CONCACAF aficionados have long watched the development of Joel Campbell with bated breath (what else are we supposed to do?). The Costa Rican international has routinely punished the United States in international competition, and he seemed to come of age at the 2014 World Cup after scoring against Uruguay.
However, after (somewhat) signing for Arsenal as a 19-year-old in 2011 (he didn’t receive the proper work permit until 2013), Campbell has routinely failed to impress at club level (outside of Arsenal's Emirates Cup, of course).
A successful loan spell essentially means that in another, hypothetical reality, your parent club is so impressed by your performances that they purchase you in the transfer market. In actual reality, it means that your recall is celebrated like a new signing.
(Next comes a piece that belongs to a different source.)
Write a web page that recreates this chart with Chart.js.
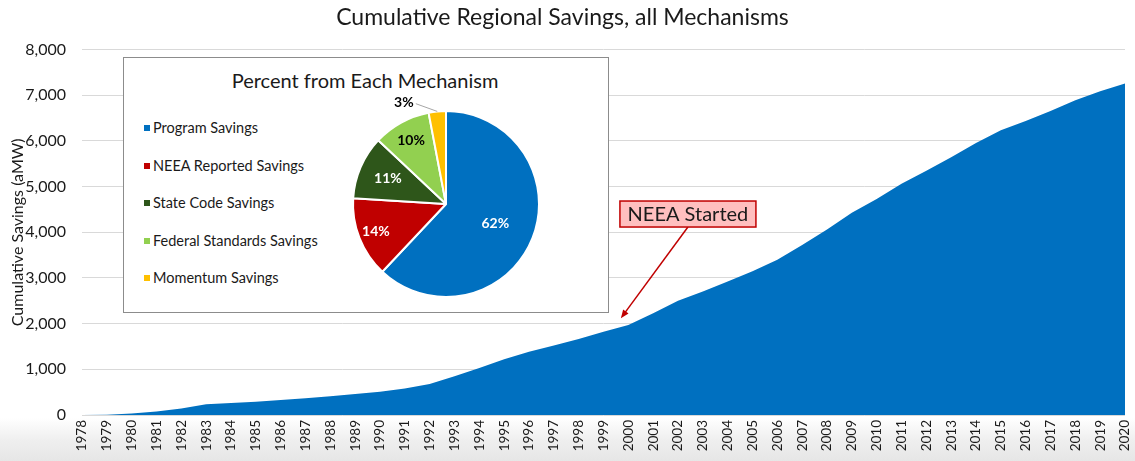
<!DOCTYPE html>
<html>
<head>
<meta charset="utf-8">
<script src="https://cdn.jsdelivr.net/npm/chart.js@4.4.1/dist/chart.umd.min.js"></script>
<style>
  html, body { margin: 0; padding: 0; }
  body {
    width: 1135px; height: 461px; overflow: hidden; position: relative;
    background: linear-gradient(to bottom, #ffffff 0px, #ffffff 418px, #efefef 440px, #e6e6e6 461px);
    font-family: Lato, "Open Sans", sans-serif;
  }
  #main { position: absolute; left: 0; top: 0; }
  #inset {
    position: absolute; left: 123px; top: 57px; width: 486px; height: 256px;
    box-sizing: border-box; border: 1px solid #8c8c8c; background: #fff;
  }
  #insetTitle {
    position: absolute; left: 0; width: 484px; top: 10px; text-align: center;
    font-size: 20px; color: #1a1a1a; line-height: 24px;
  }
  #insetTitle span { position: relative; left: -1px; }
  .lg { position: absolute; left: 20px; font-size: 14.5px; color: #1a1a1a; line-height: 18px; white-space: nowrap; }
  .lg i { display: inline-block; width: 6px; height: 6px; margin-right: 3px; vertical-align: 2px; }
  #pie { position: absolute; left: 192px; top: 16px; }
</style>
</head>
<body>
<canvas id="main" width="1135" height="461"></canvas>
<div id="inset">
  <div id="insetTitle"><span>Percent from Each Mechanism</span></div>
  <div id="legend"></div>
  <canvas id="pie" width="260" height="260"></canvas>
</div>
<script>
// ---------- data ----------
const years = ["1978","1979","1980","1981","1982","1983","1984","1985","1986","1987","1988","1989","1990","1991","1992","1993","1994","1995","1996","1997","1998","1999","2000","2001","2002","2003","2004","2005","2006","2007","2008","2009","2010","2011","2012","2013","2014","2015","2016","2017","2018","2019","2020"];
const savings = [0, 5, 35, 75, 145, 235, 265, 290, 330, 365, 410, 460, 510, 580, 680, 850, 1030, 1220, 1385, 1520, 1665, 1820, 1970, 2230, 2500, 2705, 2925, 3145, 3400, 3720, 4060, 4430, 4730, 5065, 5350, 5645, 5955, 6235, 6435, 6655, 6890, 7090, 7260];
const yTicks = [0, 1000, 2000, 3000, 4000, 5000, 6000, 7000, 8000];

const mechanisms = ["Program Savings", "NEEA Reported Savings", "State Code Savings", "Federal Standards Savings", "Momentum Savings"];
const mechanismPct = [62, 14, 11, 10, 3];

// ---------- styles ----------
const mechColors = ["#0070C0", "#C00000", "#2E561A", "#92D050", "#FFC000"];
const labelColors = ["#ffffff", "#ffffff", "#ffffff", "#000000", "#000000"];
const labelSpots = [[0.57, 0], [0.81, 0], [0.68, 0], [0.78, 0], [1.18, -17.2]];
const FONT = "Lato, 'Open Sans', sans-serif";

// ---------- legend ----------
const lg = document.getElementById('legend');
mechanisms.forEach((m, i) => {
  const d = document.createElement('div');
  d.className = 'lg';
  d.style.top = (128.3 + i * 37.5 - 57 - 9 - 1) + 'px';
  d.innerHTML = '<i style="background:' + mechColors[i] + '"></i>' + m;
  lg.appendChild(d);
});

// ---------- annotation plugin ----------
const annotationPlugin = {
  id: 'neea',
  afterDatasetsDraw(chart) {
    const ctx = chart.ctx;
    const xs = chart.scales.x, ys = chart.scales.y;
    const tipX = xs.getPixelForValue(21.7), tipY = ys.getPixelForValue(2120);
    const bx = xs.getPixelForValue(24.4), by = ys.getPixelForValue(4400);
    const w = 136, h = 26;
    ctx.save();
    const sx = bx, sy = by + h / 2;
    ctx.strokeStyle = '#C00000'; ctx.fillStyle = '#C00000'; ctx.lineWidth = 1.5;
    ctx.beginPath(); ctx.moveTo(sx, sy);
    const ang = Math.atan2(tipY - sy, tipX - sx);
    const hl = 9;
    ctx.lineTo(tipX - Math.cos(ang) * hl * 0.7, tipY - Math.sin(ang) * hl * 0.7);
    ctx.stroke();
    ctx.beginPath();
    ctx.moveTo(tipX, tipY);
    ctx.lineTo(tipX - hl * Math.cos(ang - 0.38), tipY - hl * Math.sin(ang - 0.38));
    ctx.lineTo(tipX - hl * Math.cos(ang + 0.38), tipY - hl * Math.sin(ang + 0.38));
    ctx.closePath(); ctx.fill();
    ctx.fillStyle = '#FFBFBF';
    ctx.fillRect(bx - w / 2, by - h / 2, w, h);
    ctx.strokeStyle = '#C00000'; ctx.lineWidth = 1.5;
    ctx.strokeRect(bx - w / 2, by - h / 2, w, h);
    ctx.fillStyle = '#1a1a1a';
    ctx.font = '20px ' + FONT;
    ctx.textAlign = 'center'; ctx.textBaseline = 'middle';
    ctx.fillText('NEEA Started', bx, by + 1);
    ctx.restore();
  }
};

// ---------- main chart ----------
new Chart(document.getElementById('main'), {
  type: 'line',
  data: {
    labels: years,
    datasets: [{
      data: savings,
      fill: 'origin',
      backgroundColor: '#0070C0',
      borderWidth: 0,
      pointRadius: 0,
      tension: 0
    }]
  },
  options: {
    responsive: false,
    animation: false,
    layout: { padding: { right: 10, top: 0, left: 0, bottom: 0 } },
    plugins: {
      legend: { display: false },
      tooltip: { enabled: false },
      title: {
        display: true,
        text: 'Cumulative Regional Savings, all Mechanisms',
        font: { family: FONT, size: 23, weight: 'normal' },
        color: '#1a1a1a',
        padding: { top: 4, bottom: 18 }
      }
    },
    scales: {
      x: {
        offset: false,
        grid: { display: false, drawTicks: false },
        border: { display: false },
        ticks: { autoSkip: false, minRotation: 90, maxRotation: 90, padding: 5, font: { family: FONT, size: 13.5 }, color: '#1a1a1a' },
        afterFit(s) { s.height = 46; s.paddingLeft = 0; s.paddingRight = 0; }
      },
      y: {
        min: 0, max: 8000,
        afterBuildTicks(s) { s.ticks = yTicks.map(v => ({ value: v })); },
        grid: { color: '#d9d9d9', drawTicks: false, lineWidth: 1 },
        border: { display: false },
        ticks: {
          padding: 16,
          font: { family: FONT, size: 16 }, color: '#1a1a1a',
          callback: v => v.toLocaleString('en-US')
        },
        title: {
          display: true, text: 'Cumulative Savings (aMW)',
          font: { family: FONT, size: 16 }, color: '#1a1a1a',
          padding: { top: 8, bottom: 0 }
        },
        afterFit(s) { s.width = 82; s.paddingTop = 0; s.paddingBottom = 0; }
      }
    }
  },
  plugins: [annotationPlugin]
});

// ---------- pie labels plugin ----------
const pieLabels = {
  id: 'pieLabels',
  afterDatasetsDraw(chart) {
    const ctx = chart.ctx;
    const meta = chart.getDatasetMeta(0);
    ctx.save();
    ctx.font = 'bold 14px ' + FONT;
    ctx.textAlign = 'center'; ctx.textBaseline = 'middle';
    meta.data.forEach((arc, i) => {
      const { x, y, startAngle, endAngle, outerRadius } = arc.getProps(['x', 'y', 'startAngle', 'endAngle', 'outerRadius'], true);
      const mid = (startAngle + endAngle) / 2;
      const a = mid + labelSpots[i][1] * Math.PI / 180;
      const r = outerRadius * labelSpots[i][0];
      const lx = x + Math.cos(a) * r, ly = y + Math.sin(a) * r;
      if (labelSpots[i][0] > 1) {
        ctx.strokeStyle = '#a6a6a6'; ctx.lineWidth = 1;
        ctx.beginPath();
        ctx.moveTo(lx + 12, ly + 1);
        ctx.lineTo(x + Math.cos(mid) * outerRadius, y + Math.sin(mid) * outerRadius);
        ctx.stroke();
      }
      ctx.fillStyle = labelColors[i];
      ctx.fillText(mechanismPct[i] + '%', lx, ly);
    });
    ctx.restore();
  }
};

new Chart(document.getElementById('pie'), {
  type: 'pie',
  data: {
    labels: mechanisms,
    datasets: [{
      data: mechanismPct,
      backgroundColor: mechColors,
      borderColor: '#ffffff',
      borderWidth: 2,
      radius: 93
    }]
  },
  options: {
    responsive: false,
    animation: false,
    rotation: 0,
    plugins: { legend: { display: false }, tooltip: { enabled: false } }
  },
  plugins: [pieLabels]
});
</script>
</body>
</html>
That’s never been the case with Campbell.
Campbell has been sent on loan on five occasions with Arsenal, sampling football in four different countries in the process. But stints in France (Lorient), Spain (Real Betis and Villarreal), Greece (Olympiakos) and Portugal (Sporting CP) have brought a return of 17 goals in 117 league matches. The forward hasn’t been spitting hot fire in Europe.
In that alternate, hypothetical reality, Campbell’s European performances wouldn’t have merited a second look from Arsenal. But he remains on the books there with his contract running for at least another year.
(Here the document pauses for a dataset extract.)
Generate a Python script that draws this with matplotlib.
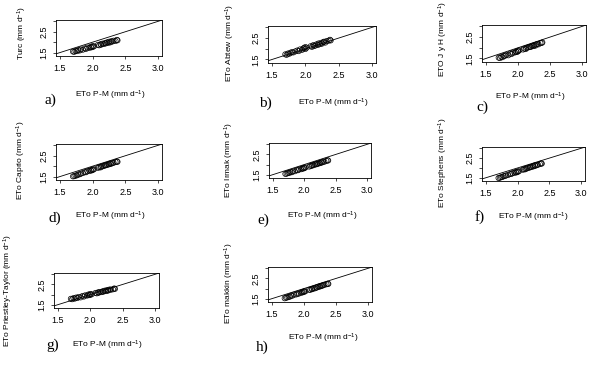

Now, it’s been reported that Campbell has told Arsenal that “he is reluctant to go out on another loan”, his sixth with the club. This puts Arsenal in a difficult place: while losing Campbell wouldn’t be detrimental whatsoever to Wenger’s plans, the club will be forced to accept an incredibly low offer for a 25-year-old that they’ve invested quite a lot in.
It’s within Campbell’s best interests to move on, especially with the World Cup looming, but it’d be a fittingly anti-climatic end to an Arsenal career that only Gooners and CONCACAF aficionados were ever aware of.